Claro que habrá que estar atento a las novedades del “tiempo y sus mudanzas” como dice el Martín Fierro. No es sencillo en el contexto argentino sostener el volumen desaforado, triunfalista y desafiante que propone Milei. Además, el contexto es muy grave por las consecuencias de su propia política.
El shock libertario ha terminado de hundir a un amplio sector social -que incluye segmentos amplios de las clases medias- en el dolor y la incertidumbre sobre el futuro. ¿Qué pasará cuando la confiada esperanza de amplios sectores deje espacio a la percepción de los daños reales que se suman y se multiplican? Por lo pronto no parece haber en el presidente y entre sus cortesanos la cuota de realismo y de cordura que sería necesaria. Hasta ahora Milei es sistemáticamente “igual a sí mismo”, lo que puede ser una cualidad moral en algunos seres humanos, pero es absolutamente contradictorio con el ejercicio del poder, por lo menos si la referencia es a un poder democrático.
Las tensiones que vienen no conciernen solamente a tal o cual liderazgo o a tal o cual partido. Nos vamos adentrando en un terreno muy tenso en lo que tiene que ver con el régimen democrático.

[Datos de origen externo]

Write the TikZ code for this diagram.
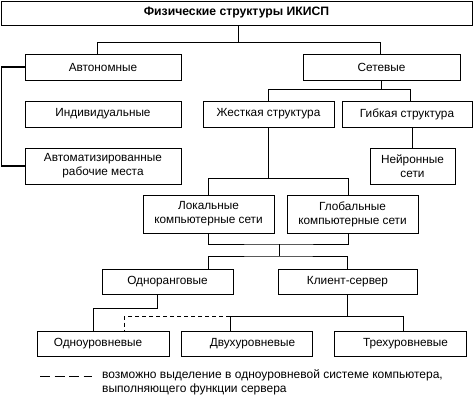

Y la personalidad del jefe de estado no aparece como forma de la solución sino como parte del problema. Ya estamos saliendo de un shock inicial de sorpresa y parálisis. Las movilizaciones sindicales, universitarias y sociales en general, han ido colocándose en el centro de la agenda. El gobierno no ha tenido hasta ahora otra respuesta que la descalificación y la amenaza. Parece muy insuficiente para la etapa que parece avecinarse.

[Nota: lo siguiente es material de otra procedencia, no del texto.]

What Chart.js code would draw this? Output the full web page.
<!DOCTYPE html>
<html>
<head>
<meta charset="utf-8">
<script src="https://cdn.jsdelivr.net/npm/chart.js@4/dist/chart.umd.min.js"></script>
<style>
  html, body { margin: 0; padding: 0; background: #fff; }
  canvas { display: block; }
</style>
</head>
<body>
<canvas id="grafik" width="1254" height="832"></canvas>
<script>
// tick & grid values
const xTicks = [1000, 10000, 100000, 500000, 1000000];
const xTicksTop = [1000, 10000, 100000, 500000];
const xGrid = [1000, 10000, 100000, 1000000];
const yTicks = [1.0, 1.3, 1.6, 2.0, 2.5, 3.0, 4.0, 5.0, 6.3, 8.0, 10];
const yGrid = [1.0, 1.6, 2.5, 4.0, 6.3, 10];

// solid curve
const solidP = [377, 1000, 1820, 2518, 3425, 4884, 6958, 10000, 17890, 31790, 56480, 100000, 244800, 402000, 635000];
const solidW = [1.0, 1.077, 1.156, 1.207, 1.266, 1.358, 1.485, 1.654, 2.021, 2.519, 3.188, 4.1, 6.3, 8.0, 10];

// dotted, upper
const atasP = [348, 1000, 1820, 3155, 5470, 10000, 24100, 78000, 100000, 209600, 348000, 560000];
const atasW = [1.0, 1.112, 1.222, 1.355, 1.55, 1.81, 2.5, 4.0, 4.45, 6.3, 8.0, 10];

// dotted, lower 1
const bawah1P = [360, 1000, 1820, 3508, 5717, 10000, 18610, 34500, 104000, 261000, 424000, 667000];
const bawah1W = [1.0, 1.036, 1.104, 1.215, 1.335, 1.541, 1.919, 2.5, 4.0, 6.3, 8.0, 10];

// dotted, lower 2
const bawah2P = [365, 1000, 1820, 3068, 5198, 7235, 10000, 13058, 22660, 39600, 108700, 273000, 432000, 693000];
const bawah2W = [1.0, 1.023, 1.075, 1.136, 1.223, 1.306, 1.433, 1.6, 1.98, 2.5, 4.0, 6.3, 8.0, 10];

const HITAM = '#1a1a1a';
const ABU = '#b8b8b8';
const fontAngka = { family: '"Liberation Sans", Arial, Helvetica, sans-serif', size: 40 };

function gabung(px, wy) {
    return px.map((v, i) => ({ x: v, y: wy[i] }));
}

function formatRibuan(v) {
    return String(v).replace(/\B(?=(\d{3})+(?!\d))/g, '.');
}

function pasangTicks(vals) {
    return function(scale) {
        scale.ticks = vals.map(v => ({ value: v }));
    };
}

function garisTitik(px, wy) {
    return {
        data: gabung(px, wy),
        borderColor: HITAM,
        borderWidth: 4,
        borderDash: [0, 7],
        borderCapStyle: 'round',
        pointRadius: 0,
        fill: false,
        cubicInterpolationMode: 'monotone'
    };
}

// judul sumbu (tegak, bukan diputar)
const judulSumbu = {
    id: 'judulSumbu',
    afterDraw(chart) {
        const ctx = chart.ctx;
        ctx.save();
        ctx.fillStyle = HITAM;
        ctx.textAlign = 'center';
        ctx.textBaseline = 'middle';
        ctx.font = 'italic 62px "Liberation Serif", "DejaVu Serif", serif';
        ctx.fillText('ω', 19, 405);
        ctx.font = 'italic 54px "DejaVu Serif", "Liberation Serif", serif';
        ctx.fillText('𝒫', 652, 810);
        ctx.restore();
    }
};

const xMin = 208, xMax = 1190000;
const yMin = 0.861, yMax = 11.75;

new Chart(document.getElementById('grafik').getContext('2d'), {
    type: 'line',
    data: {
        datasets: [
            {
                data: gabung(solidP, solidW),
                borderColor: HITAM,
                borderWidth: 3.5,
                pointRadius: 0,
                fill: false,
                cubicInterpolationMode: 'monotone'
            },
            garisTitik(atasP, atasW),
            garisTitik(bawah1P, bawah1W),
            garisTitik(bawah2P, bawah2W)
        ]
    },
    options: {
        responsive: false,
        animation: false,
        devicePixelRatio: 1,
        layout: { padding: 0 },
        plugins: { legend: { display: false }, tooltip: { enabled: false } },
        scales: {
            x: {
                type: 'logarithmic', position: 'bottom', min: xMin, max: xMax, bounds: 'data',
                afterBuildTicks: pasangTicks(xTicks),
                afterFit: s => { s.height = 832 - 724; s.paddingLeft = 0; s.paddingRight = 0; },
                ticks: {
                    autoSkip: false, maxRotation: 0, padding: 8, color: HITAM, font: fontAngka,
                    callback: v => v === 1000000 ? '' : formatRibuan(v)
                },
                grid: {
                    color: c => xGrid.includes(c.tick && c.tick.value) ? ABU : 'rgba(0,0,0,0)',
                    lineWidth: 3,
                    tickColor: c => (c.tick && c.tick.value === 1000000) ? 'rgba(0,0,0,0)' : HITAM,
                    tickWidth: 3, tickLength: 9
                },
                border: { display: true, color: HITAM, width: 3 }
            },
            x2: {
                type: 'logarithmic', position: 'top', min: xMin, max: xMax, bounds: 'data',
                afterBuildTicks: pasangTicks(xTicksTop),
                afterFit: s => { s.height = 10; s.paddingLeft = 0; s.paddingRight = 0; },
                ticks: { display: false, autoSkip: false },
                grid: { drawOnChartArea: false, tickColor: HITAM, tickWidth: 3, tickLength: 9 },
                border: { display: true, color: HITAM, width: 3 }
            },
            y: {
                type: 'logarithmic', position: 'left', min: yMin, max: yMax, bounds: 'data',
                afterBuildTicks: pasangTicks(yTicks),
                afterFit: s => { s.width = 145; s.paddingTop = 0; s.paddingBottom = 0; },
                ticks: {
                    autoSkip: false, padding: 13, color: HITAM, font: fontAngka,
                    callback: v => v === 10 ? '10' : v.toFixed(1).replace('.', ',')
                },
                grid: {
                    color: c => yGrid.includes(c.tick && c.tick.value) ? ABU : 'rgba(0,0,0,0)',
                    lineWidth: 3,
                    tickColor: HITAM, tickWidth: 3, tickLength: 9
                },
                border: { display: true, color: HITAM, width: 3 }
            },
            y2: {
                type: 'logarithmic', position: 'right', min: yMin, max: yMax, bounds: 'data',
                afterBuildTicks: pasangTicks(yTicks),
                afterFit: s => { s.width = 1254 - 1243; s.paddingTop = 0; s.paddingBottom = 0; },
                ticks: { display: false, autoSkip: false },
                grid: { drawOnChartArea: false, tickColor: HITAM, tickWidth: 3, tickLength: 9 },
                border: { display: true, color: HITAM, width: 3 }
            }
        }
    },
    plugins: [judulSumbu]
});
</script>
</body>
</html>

El gran dilema es el de la construcción de una fuerza alternativa al delirio retórico y a la amenaza bravucona. Y esa fuerza alternativa no puede tener otro rumbo que no sea el de la unidad. No se trata, claro, de cualquier unidad sino de una unidad programática amplia y sólida. De un esfuerzo por encontrar vasos comunicantes entre actores políticos que vienen de un largo distanciamiento pero que han empezado a confluir en la lucha contra el abuso, la prepotencia y el riesgo para la convivencia democrática de la sociedad argentina.